You decry "the shameless votaries of mediocrity." Jerry, this sounds like code for anyone who disagrees with your ideas or impulses; especially, I suspect, the district’s teachers and their union. Of course, you have many others you can blame, too: The school board that refused to go along with your choice of superintendent, for instance; the district’s administrators, too. They’ve all let you and the city down, right?

The grain of truth is that people in all of the above categories are culpable for the way things are. But to paint everyone in each category as part of the problem is little more than Schwarzeneggian demagoguery and sows hurt and ill will among many of the very people who are devoting their lives to working to make things better for kids in your city.

I’m a witness to this process: My wife and several of her closest friends teach in some of the most challenging schools in Oakland. In my wife’s case, she’s up doing schoolwork before 6 every morning; she’s at school by 7:30 or 8 and stays until 4:30 or 5 every day; most evenings, she confers with parents about their kids until 9 or 9:30 p.m. Among her teaching peers, her hours and efforts are not unusual.

Yes, test scores in her classes and schools have been low since she joined the district in the late ’90s. Many of these teachers are dealing with a population to whom middle-class notions of school preparation are foreign (I wouldn’t call these "bad homes," as one commenter did; these are families often headed by single parents who were poorly served by the very same schools their kids are attending; this is why my wife and other teachers go above and beyond to open lines of communication with parents). Despite that, I see them maintaining a high level of commitment to their kids, a determination to make things better, and continuing optimism about their ability to succeed in the end. Having said all that, you can’t imagine how dispiriting and corrosive it is to hear you and others (such as the state administrator, Dr. Randolph Ward, and some of his minions) suggest they are agents of mediocrity. I think they deserve better from you.

And just one last word about freedom. You mention it as a key component of school success, and I assume you mean the freedom to experiment with and develop new ideas for schools. I’m sure you’d be interested to know that under Dr. Ward, the district is headed in just the opposite direction in many of its low-achieving schools. The administration is in the process of imposing a strict adherence to a reading curriculum called "Open Court" in many schools.

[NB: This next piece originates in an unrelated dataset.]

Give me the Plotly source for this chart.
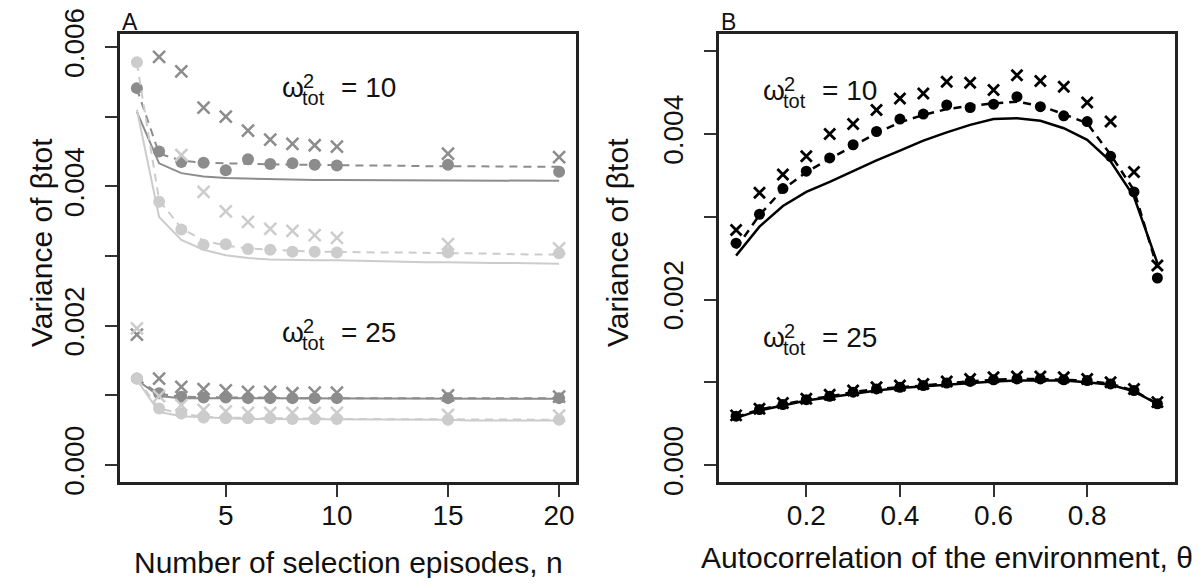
import plotly.graph_objects as go

# ---------------- Panel A data ----------------
n_line = list(range(1, 21))
n_pts = [1, 2, 3, 4, 5, 6, 7, 8, 9, 10, 15, 20]

# omega^2_tot = 10
a10_dark_solid = [0.00507, 0.00433, 0.00419, 0.00414, 0.00412, 0.00411, 0.00410, 0.00410, 0.00409, 0.00409,
                  0.00409, 0.00409, 0.00409, 0.00409, 0.00409, 0.00408, 0.00408, 0.00408, 0.00408, 0.00408]
a10_dark_dash = [0.00540, 0.00447, 0.00437, 0.00434, 0.00433, 0.00432, 0.00432, 0.00431, 0.00431, 0.00430,
                 0.00430, 0.00430, 0.00429, 0.00429, 0.00429, 0.00429, 0.00428, 0.00428, 0.00428, 0.00428]
a10_light_solid = [0.00510, 0.00356, 0.00323, 0.00309, 0.00301, 0.00297, 0.00295, 0.00294, 0.00294, 0.00294,
                   0.00293, 0.00292, 0.00292, 0.00291, 0.00291, 0.00290, 0.00290, 0.00290, 0.00289, 0.00289]
a10_light_dash = [0.00577, 0.00380, 0.00340, 0.00322, 0.00315, 0.00311, 0.00309, 0.00307, 0.00306, 0.00306,
                  0.00305, 0.00305, 0.00305, 0.00304, 0.00304, 0.00304, 0.00303, 0.00303, 0.00302, 0.00302]
a10_dark_dots = [0.00541, 0.00450, 0.00435, 0.00434, 0.00423, 0.00439, 0.00432, 0.00433, 0.00431, 0.00430, 0.00431, 0.00421]
a10_light_dots = [0.00578, 0.00378, 0.00338, 0.00316, 0.00317, 0.00310, 0.00309, 0.00306, 0.00306, 0.00305, 0.00305, 0.00304]
# None = value above the plotted range (not visible in the figure)
a10_dark_cross = [None, 0.00586, 0.00565, 0.00513, 0.00500, 0.00480, 0.00467, 0.00461, 0.00459, 0.00457, 0.00447, 0.00442]
a10_light_cross = [None, None, 0.00445, 0.00392, 0.00364, 0.00349, 0.00339, 0.00336, 0.00330, 0.00326, 0.00317, 0.00311]

# omega^2_tot = 25
a25_dark_solid = [0.00122, 0.00099, 0.00096, 0.00096, 0.00095, 0.00095, 0.00095, 0.00095, 0.00095, 0.00095,
                  0.00095, 0.00095, 0.00095, 0.00095, 0.00095, 0.00095, 0.00095, 0.00095, 0.00095, 0.00095]
a25_dark_dash = [0.00124, 0.00102, 0.00098, 0.00097, 0.00097, 0.00097, 0.00096, 0.00096, 0.00096, 0.00096,
                 0.00096, 0.00096, 0.00096, 0.00096, 0.00096, 0.00096, 0.00096, 0.00096, 0.00096, 0.00096]
a25_light_solid = [0.00122, 0.00076, 0.00070, 0.00068, 0.00067, 0.00066, 0.00066, 0.00066, 0.00065, 0.00065,
                   0.00065, 0.00065, 0.00065, 0.00065, 0.00065, 0.00064, 0.00064, 0.00064, 0.00064, 0.00064]
a25_light_dash = [0.00124, 0.00081, 0.00074, 0.00069, 0.00068, 0.00067, 0.00067, 0.00067, 0.00066, 0.00066,
                  0.00066, 0.00066, 0.00066, 0.00066, 0.00066, 0.00065, 0.00065, 0.00065, 0.00065, 0.00065]
a25_dark_dots = [0.00124, 0.00103, 0.00098, 0.00097, 0.00097, 0.00096, 0.00096, 0.00096, 0.00096, 0.00096, 0.00096, 0.00096]
a25_light_dots = [0.00124, 0.00081, 0.00074, 0.00068, 0.00067, 0.00067, 0.00067, 0.00066, 0.00066, 0.00066, 0.00065, 0.00065]
a25_dark_cross = [0.00187, 0.00124, 0.00112, 0.00109, 0.00107, 0.00105, 0.00105, 0.00103, 0.00104, 0.00104, 0.00100, 0.00098]
a25_light_cross = [0.00196, 0.00099, 0.00086, 0.00079, 0.00077, 0.00075, 0.00075, 0.00075, 0.00075, 0.00075, 0.00072, 0.00071]

# ---------------- Panel B data ----------------
theta = [0.05, 0.10, 0.15, 0.20, 0.25, 0.30, 0.35, 0.40, 0.45, 0.50,
         0.55, 0.60, 0.65, 0.70, 0.75, 0.80, 0.85, 0.90, 0.95]
b10_solid = [0.00253, 0.00288, 0.00313, 0.00330, 0.00342, 0.00355, 0.00368, 0.00380, 0.00392, 0.00402,
             0.00411, 0.00418, 0.00419, 0.00416, 0.00407, 0.00393, 0.00367, 0.00324, 0.00244]
b10_dash = [0.00262, 0.00302, 0.00333, 0.00354, 0.00370, 0.00386, 0.00401, 0.00414, 0.00423, 0.00430,
            0.00434, 0.00437, 0.00439, 0.00434, 0.00424, 0.00413, 0.00375, 0.00332, 0.00238]
b10_dots = [0.00268, 0.00303, 0.00334, 0.00355, 0.00371, 0.00387, 0.00403, 0.00418, 0.00424, 0.00435,
            0.00432, 0.00436, 0.00445, 0.00433, 0.00422, 0.00415, 0.00373, 0.00330, 0.00226]
b10_cross = [0.00284, 0.00329, 0.00351, 0.00373, 0.00400, 0.00412, 0.00429, 0.00443, 0.00449, 0.00463,
             0.00462, 0.00453, 0.00471, 0.00464, 0.00457, 0.00438, 0.00415, 0.00354, 0.00241]
b25_solid = [0.00057, 0.00066, 0.00072, 0.00078, 0.00082, 0.00086, 0.00090, 0.00093, 0.00095, 0.00097,
             0.00099, 0.00101, 0.00102, 0.00102, 0.00102, 0.00100, 0.00097, 0.00089, 0.00074]
b25_dash = [0.00058, 0.00067, 0.00073, 0.00079, 0.00083, 0.00088, 0.00092, 0.00094, 0.00096, 0.00099,
            0.00101, 0.00103, 0.00104, 0.00104, 0.00103, 0.00102, 0.00098, 0.00090, 0.00074]
b25_dots = [0.00059, 0.00067, 0.00073, 0.00079, 0.00083, 0.00088, 0.00092, 0.00094, 0.00096, 0.00099,
            0.00101, 0.00103, 0.00104, 0.00104, 0.00103, 0.00102, 0.00098, 0.00090, 0.00074]
b25_cross = [0.00060, 0.00068, 0.00075, 0.00080, 0.00085, 0.00090, 0.00094, 0.00096, 0.00098, 0.00101,
             0.00104, 0.00106, 0.00107, 0.00107, 0.00106, 0.00104, 0.00100, 0.00092, 0.00076]

ytick_vals = [0.000, 0.001, 0.002, 0.003, 0.004, 0.005, 0.006]
ytick_text = ["0.000", "", "0.002", "", "0.004", "", "0.006"]
xtickA = [5, 10, 15, 20]
xtickB = [0.2, 0.4, 0.6, 0.8]

# ---------------- styling ----------------
OFF = 8                      # default page body margin of the html page
W, H = 1201 - 2 * OFF, 586 - 2 * OFF
FONT = "Liberation Sans, Arial, sans-serif"
DARK = "#8c8c8c"
LIGHT = "#cccccc"
BLACK = "#000000"


def fx(x):
    return (x - OFF) / W


def fy(y):
    return 1 - (y - OFF) / H


fig = go.Figure()


def line(xs, ys, color, dash, xa, ya, width=2):
    fig.add_trace(go.Scatter(x=xs, y=ys, mode="lines", xaxis=xa, yaxis=ya,
                             line=dict(color=color, width=width, dash=dash),
                             showlegend=False, hoverinfo="skip"))


def dots(xs, ys, color, xa, ya, size=12):
    fig.add_trace(go.Scatter(x=xs, y=ys, mode="markers", xaxis=xa, yaxis=ya,
                             marker=dict(symbol="circle", size=size, color=color),
                             showlegend=False))


def cross(xs, ys, color, xa, ya, size=12, lw=2.5):
    fig.add_trace(go.Scatter(x=xs, y=ys, mode="markers", xaxis=xa, yaxis=ya,
                             marker=dict(symbol="x-thin", size=size, color=color,
                                         line=dict(color=color, width=lw)),
                             showlegend=False))


DASH = "8px,6px"
# Panel A – dark series first, light series on top
for solid, dsh, dt, cr in [(a10_dark_solid, a10_dark_dash, a10_dark_dots, a10_dark_cross),
                           (a25_dark_solid, a25_dark_dash, a25_dark_dots, a25_dark_cross)]:
    line(n_line, solid, DARK, "solid", "x", "y")
    line(n_line, dsh, DARK, DASH, "x", "y")
    dots(n_pts, dt, DARK, "x", "y")
    cross(n_pts, cr, DARK, "x", "y")
for solid, dsh, dt, cr in [(a10_light_solid, a10_light_dash, a10_light_dots, a10_light_cross),
                           (a25_light_solid, a25_light_dash, a25_light_dots, a25_light_cross)]:
    line(n_line, solid, LIGHT, "solid", "x", "y")
    line(n_line, dsh, LIGHT, DASH, "x", "y")
    dots(n_pts, dt, LIGHT, "x", "y")
    cross(n_pts, cr, LIGHT, "x", "y")

# Panel B
for solid, dsh, dt, cr in [(b10_solid, b10_dash, b10_dots, b10_cross),
                           (b25_solid, b25_dash, b25_dots, b25_cross)]:
    line(theta, solid, BLACK, "solid", "x2", "y2", width=2.5)
    line(theta, dsh, BLACK, DASH, "x2", "y2", width=2.5)
    dots(theta, dt, BLACK, "x2", "y2", size=11)
    cross(theta, cr, BLACK, "x2", "y2", size=11, lw=2.8)

axis_common = dict(showgrid=False, zeroline=False, showline=True, mirror=True,
                   linecolor="#222222", linewidth=2.5, ticks="outside", ticklen=12,
                   tickwidth=1.5, tickcolor="#333333",
                   tickfont=dict(family=FONT, size=28, color="#111111"),
                   ticklabeloverflow="allow", automargin=False)

ydomain = [fy(482), fy(34)]
fig.update_layout(
    width=W, height=H,
    margin=dict(l=0, r=0, t=0, b=0),
    paper_bgcolor="white", plot_bgcolor="white",
    font=dict(family=FONT, color="#111111"),
    xaxis=dict(domain=[fx(120), fx(576)], range=[0.24, 20.76], tickvals=xtickA,
               anchor="y", ticklabelstandoff=-5, **axis_common),
    yaxis=dict(domain=ydomain, range=[-0.000244, 0.006187], tickvals=ytick_vals,
               ticktext=ytick_text, tickangle=-90, anchor="x", ticklabelstandoff=10,
               **axis_common),
    xaxis2=dict(domain=[fx(719), fx(1175)], range=[0.0135, 0.9876], tickvals=xtickB,
                ticktext=["0.2", "0.4", "0.6", "0.8"], anchor="y2", ticklabelstandoff=-5,
                **axis_common),
    yaxis2=dict(domain=ydomain, range=[-0.000205, 0.005208], tickvals=ytick_vals[:6],
                ticktext=ytick_text[:6], tickangle=-90, anchor="x2", ticklabelstandoff=10,
                **axis_common),
)

ann = []


def text(x, y, s, size=28, xanchor="center", yanchor="middle", angle=0):
    ann.append(dict(x=fx(x), y=fy(y), xref="paper", yref="paper", text=s, showarrow=False,
                    xanchor=xanchor, yanchor=yanchor, textangle=angle, borderpad=0,
                    font=dict(family=FONT, size=size, color="#111111")))


def omega_label(L, base, value):
    text(L - 1, base - 9.5, "ω", 28, xanchor="left")
    text(L + 20, base - 15.5, "2", 20, xanchor="left")
    text(L + 19, base + 1.5, "tot", 20, xanchor="left")
    text(L + 58, base - 9.5, "= " + value, 28, xanchor="left")


omega_label(281.7, 96.7, "10")
omega_label(281.7, 341.7, "25")
omega_label(763.0, 100.0, "10")
omega_label(763.0, 346.7, "25")

# axis titles
text(348, 562, "Number of selection episodes, n", 30)
text(947, 557, "Autocorrelation of the environment, θ", 30)
text(42, 243, "Variance of βtot", 30, angle=-90)
text(618, 243, "Variance of βtot", 30, angle=-90)

# panel letters
text(121, 22, "A", 23, xanchor="left")
text(720, 22, "B", 23, xanchor="left")

fig.update_layout(annotations=ann)
fig.write_html("out.html")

Open Court’s been used in the district for several years with no apparent positive impact on student performance. Despite that, a program’s being put in place that will require teachers in Open Court schools to observe the program with no deviations; one aim, as it’s been described to teachers in the affected schools, is to make sure every teacher in every class is teaching precisely the same lesson at the same moment each day. No spontaneity. No teacher-derived enrichment or other activities. If need be, Open Court will substitute for concentration on social studies and science, too. That sort of approach sounds like freedom, Soviet style, to me.

2 Replies to “Jerry Brown, Blogger”

  1. Dan: What a good letter. I think Brown is a pretty good public servant, but he is as narcissistic as any politician. These guys don’t really have much of a clue about what a grind it is to keep a kid going in a ramshackle system. Jerry ought to go teach at one of those hard knock public schools for a year to know what it is like to keep a kid going when there is very little to be optimistic about. He would probably be good at it and get some tremendous insight about how to make the system work better for a greater number of people.

  2. Sadly, I think if you were describing Chicago and R M Daley your letter would require only one other modification. Daley and his administrative team do not have the Brown brain. Everything else is right on target.